During the same time period I got up 3:30 am and spent a couple of hours watching Christian television to get a better understanding of what was going on with Christianity today. I found I got a lot of enjoyment doing it, and I discovered one I liked particularly well and thought of almost as an old friend.
Garner Ted Armstrong. I spent a year or so in my early 20s working for Rainbow Baking Company in Houston loading bread trucks off a conveyor belt 12 hours a day, and I filled some of the solitude listening to Garner Ted over a portable radio and earpiece. I considered him one of the best rhetoricians of the 20th Century already when I found him preaching on television.

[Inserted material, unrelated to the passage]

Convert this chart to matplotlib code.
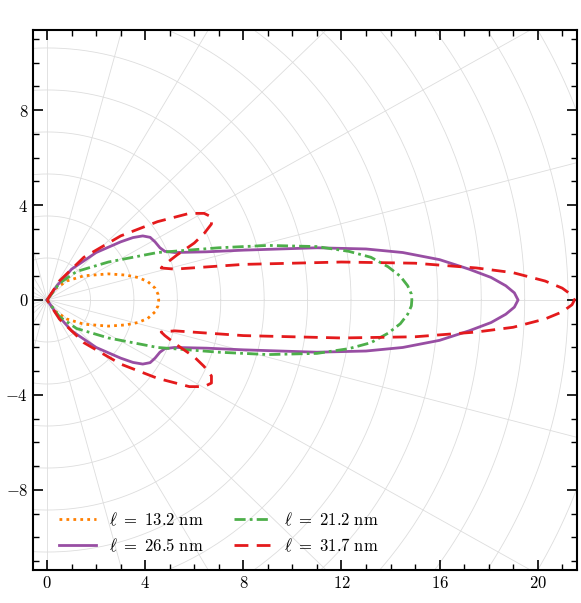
import numpy as np
import matplotlib
matplotlib.use("Agg")
import matplotlib.pyplot as plt

plt.rcParams['font.family'] = 'DejaVu Serif'
plt.rcParams['mathtext.fontset'] = 'cm'

labels = [r'$\ell\ =\ 13.2\ \mathrm{nm}$', r'$\ell\ =\ 26.5\ \mathrm{nm}$',
          r'$\ell\ =\ 21.2\ \mathrm{nm}$', r'$\ell\ =\ 31.7\ \mathrm{nm}$']
# upper-half outlines (x, y); lower half is mirrored
orange_x = [0, 0.3, 0.8, 1.5, 2.5, 3.2, 3.7, 4.1, 4.4, 4.52, 4.55]
orange_y = [0, 0.45, 0.8, 1.02, 1.1, 1.05, 0.95, 0.78, 0.5, 0.25, 0]
purple_x = [0, 0.4, 1.0, 2.0, 3.0, 3.5, 3.9, 4.2, 4.4, 4.6, 4.8, 5.2, 6.5, 8, 11, 13, 14.5, 16, 17.2, 18.1, 18.7, 19.05, 19.2]
purple_y = [0, 0.6, 1.3, 2.0, 2.45, 2.63, 2.7, 2.64, 2.45, 2.2, 2.05, 2.0, 2.03, 2.1, 2.2, 2.15, 2.0, 1.7, 1.3, 0.95, 0.6, 0.3, 0]
green_x = [0, 0.5, 1.2, 2.5, 4.5, 7, 9, 11, 12.3, 13.2, 13.9, 14.4, 14.7, 14.85, 14.87]
green_y = [0, 0.7, 1.2, 1.6, 2.0, 2.2, 2.3, 2.25, 2.05, 1.8, 1.4, 1.0, 0.6, 0.25, 0]
red_x = [0, 0.5, 1.5, 3.0, 4.5, 5.8, 6.4, 6.7, 6.7, 6.4, 6.0, 5.3, 4.8, 4.65, 5.2, 8, 12, 15, 17.5, 19, 20.3, 21.0, 21.4, 21.5]
red_y = [0, 0.8, 1.8, 2.7, 3.3, 3.65, 3.65, 3.5, 3.2, 2.8, 2.4, 1.9, 1.5, 1.35, 1.3, 1.5, 1.6, 1.55, 1.35, 1.15, 0.8, 0.5, 0.2, 0]

series = [(orange_x, orange_y, '#ff7f00', (0, (1, 1.5))),
          (purple_x, purple_y, '#984ea3', '-'),
          (green_x, green_y, '#4daf4a', (0, (4, 1.5, 1, 1.5))),
          (red_x, red_y, '#e41a1c', (0, (5, 3)))]

fig, ax = plt.subplots(figsize=(5.81, 6.03), dpi=100)
fig.subplots_adjust(left=0.057, right=0.993, top=0.95, bottom=0.055)

# polar grid
t = np.linspace(0, 2 * np.pi, 400)
for r in np.arange(1.77, 40, 1.77):
    ax.plot(r * np.cos(t), r * np.sin(t), color='#dddddd', lw=0.6, zorder=0)
for a in np.deg2rad(np.arange(0, 360, 15)):
    ax.plot([0, 40 * np.cos(a)], [0, 40 * np.sin(a)], color='#dddddd', lw=0.6, zorder=0)

for (xs, ys, c, ls), lab in zip(series, labels):
    x = np.array(xs); y = np.array(ys)
    X = np.concatenate([x, x[::-1][1:]])
    Y = np.concatenate([y, -y[::-1][1:]])
    ax.plot(X, Y, color=c, ls=ls, lw=2, label=lab, solid_joinstyle='round')

ax.set_xlim(-0.57, 21.6)
ax.set_ylim(-11.37, 11.37)
ax.set_xticks(np.arange(0, 21, 4))
ax.set_yticks(np.arange(-8, 9, 4))
ax.set_xticklabels([f'${v}$' for v in range(0, 21, 4)])
ax.set_yticklabels([f'${v}$' if v >= 0 else f'$-{abs(v)}$' for v in range(-8, 9, 4)])
ax.set_xticks(np.arange(0, 22, 1), minor=True)
ax.set_yticks(np.arange(-11, 12, 1), minor=True)
ax.tick_params(which='both', direction='in', top=True, right=True, labelsize=12)
ax.tick_params(which='major', length=7, width=1.2)
ax.tick_params(which='minor', length=4, width=1)
for s in ax.spines.values():
    s.set_linewidth(1.5)
ax.legend(loc='lower left', ncol=2, frameon=False, handlelength=2.2, columnspacing=1.8,
          prop={'size': 12}, bbox_to_anchor=(0.02, 0.0))
fig.savefig('out.png', dpi=100)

But what I hadn’t realized was his level of scholarship and open mindedness about Christian history. The fact I was submerged in it at the time led me to write a letter to him asking his take on some issues I’d found ambiguous.
From that time until his death several years later, Garner Ted Armstrong and I indulged in exchanges of 20 page letters discussing the nuances of Christian history, Christian texts, the implications of the Nag Hammadi codices, news coming out of the Dead Sea Scrolls, where Christianity had been and possibly where it was going.
A truly strange time of my life, though just one of those side-trails that had little to do with my coincident search and research involving a lost gold mine, nor with understanding the meaning of life. The former, I never found, and the latter, when I found it, didn’t need elaboration.
I still miss old Garner Ted Armstrong and those long letters.
Hydrox jumped off my lap and stalked over to the bed.
“Sometimes you human beings disgust me with your pretense.”
Him being second-in-command around here, I try to keep him up-to-date on my thinkings and directions. Seems prudent to me because he’ll have to take over if I kick. I’d just been asking him if he thought we could get along okay living in a travel trailer.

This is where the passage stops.